Dr Jacqueline Maybin, Queen’s Medical Research Institute, Edinburgh University: Understanding why women have heavy periods: the role of oxygen and blood vessels
£179,486 over 36 months
The lining of the womb (endometrium) is shed monthly during a period. The mechanisms that stop bleeding and initiate endometrial repair are not well understood. We propose that endometrial blood vessels need to narrow during bleeding to minimise blood loss. This constriction leads to low oxygen levels, which we think triggers the repair of the endometrium that is necessary at the end of a period.
Women with heavy periods may have less narrowing of blood vessels during a period, meaning they lose more blood and have delayed repair of their endometrium. Heavy periods are common, debilitating and expensive.

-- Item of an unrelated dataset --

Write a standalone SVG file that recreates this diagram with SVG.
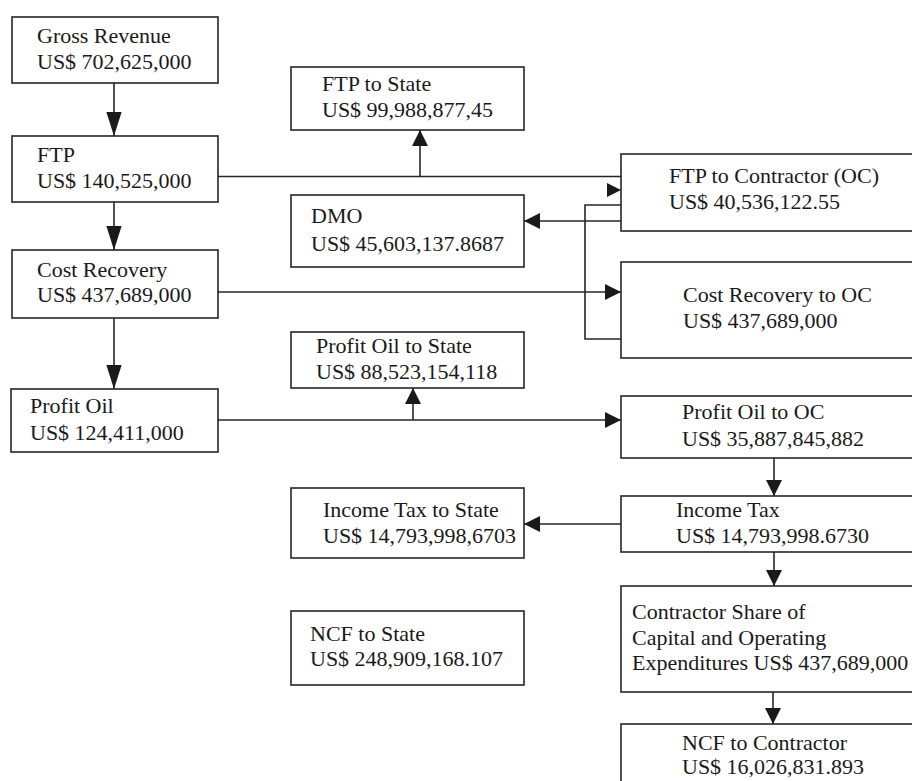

Better treatments are greatly needed but can’t be invented until we fully understand how the endometrium works in women with normal and heavy periods.
We will measure the menstrual blood loss of women during a period to identify those with heavy and normal bleeding. We can then assess the blood flow through their endometrium by performing specialised pelvic MRI scans during a period and when not bleeding. These scans will allow us to see (i) if there is decreased endometrial blood flow during a period and (ii) if women with heavy bleeding have abnormally increased blood flow at this time compared to women with normal periods.
Our hope is that if we find women with heavy periods have increased blood flow during a period, we may be able to correct this with medication and reduce their blood loss.